**DATA FOR PROCESSING**
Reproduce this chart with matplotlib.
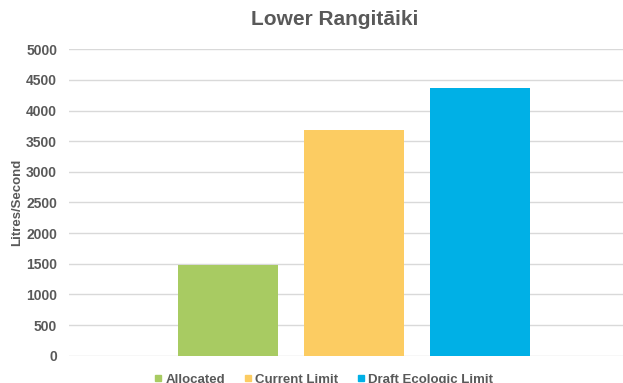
import matplotlib.pyplot as plt
from matplotlib.lines import Line2D

plt.rcParams['font.family'] = ['Liberation Sans', 'DejaVu Sans']

TITLE = "Lower Rangitāiki"
series = ["Allocated", "Current Limit", "Draft Ecologic Limit"]
values = [1475, 3675, 4365]
bar_colors = ["#a8cb62", "#fccc62", "#00b0e6"]
yticks = list(range(0, 5001, 500))

TEXT = "#595959"
GRID = "#d9d9d9"

fig = plt.figure(figsize=(6.23, 3.83), dpi=100)
ax = fig.add_axes([69 / 623, 0.0713, 1 - 69 / 623, 0.800])

positions = list(range(len(series)))
ax.bar(positions, values, width=0.794, color=bar_colors, zorder=2)

ax.set_xlim(-1.258, 3.135)
ax.set_ylim(0, 5000)
ax.set_yticks(yticks)
ax.set_xticks([])
ax.grid(axis='y', color=GRID, linewidth=1.0, zorder=0)
for s in ax.spines.values():
    s.set_visible(False)
ax.tick_params(axis='y', length=0, pad=8.5, labelsize=10, labelcolor=TEXT)
for lbl in ax.get_yticklabels():
    lbl.set_fontweight('bold')

ax.set_ylabel("Litres/Second", fontsize=9.5, fontweight='bold', color=TEXT)
ax.yaxis.set_label_coords(-0.093, 0.5)
ax.yaxis.label.set_va('center')

fig.text(0.538, 0.948, TITLE, ha='center', va='center', fontsize=15,
         fontweight='bold', color=TEXT)

# legend along the bottom edge
handles = [Line2D([], [], marker='s', linestyle='none', markersize=5,
                  markerfacecolor=c, markeredgecolor=c) for c in bar_colors]
leg = fig.legend(handles, series, loc='center', bbox_to_anchor=(0.52, 0.008),
                 ncol=3, frameon=False, handlelength=0.5, handletextpad=0.3,
                 columnspacing=1.45, prop={'size': 9.5, 'weight': 'bold'})
for t in leg.get_texts():
    t.set_color(TEXT)

fig.savefig("out.png", dpi=100)
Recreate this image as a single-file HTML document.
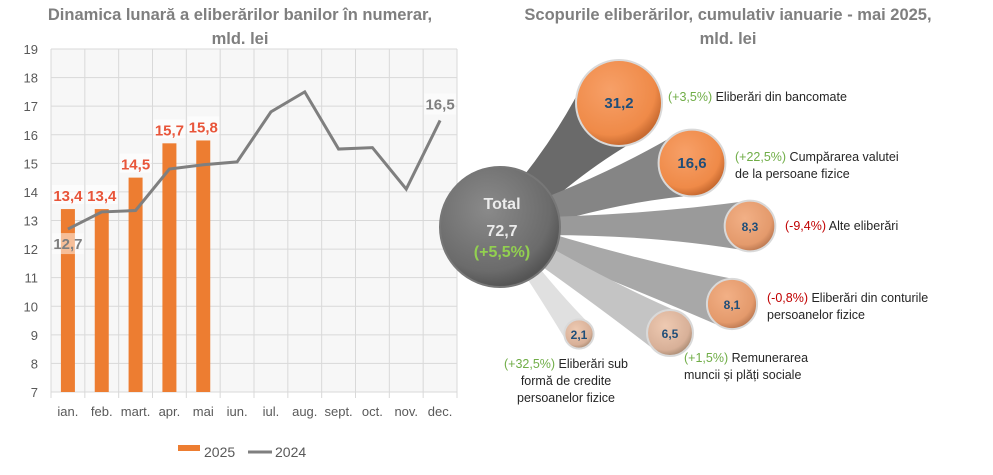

**EXERCISE AIM**
Copy, word for word, the entries above from the first line to the line that holds "width=0.794, color=bar_colors, zorder=2)". Drop the pictures.

**EXERCISE RESPONSE**
Reproduce this chart with matplotlib.
import matplotlib.pyplot as plt
from matplotlib.lines import Line2D

plt.rcParams['font.family'] = ['Liberation Sans', 'DejaVu Sans']

TITLE = "Lower Rangitāiki"
series = ["Allocated", "Current Limit", "Draft Ecologic Limit"]
values = [1475, 3675, 4365]
bar_colors = ["#a8cb62", "#fccc62", "#00b0e6"]
yticks = list(range(0, 5001, 500))

TEXT = "#595959"
GRID = "#d9d9d9"

fig = plt.figure(figsize=(6.23, 3.83), dpi=100)
ax = fig.add_axes([69 / 623, 0.0713, 1 - 69 / 623, 0.800])

positions = list(range(len(series)))
ax.bar(positions, values, width=0.794, color=bar_colors, zorder=2)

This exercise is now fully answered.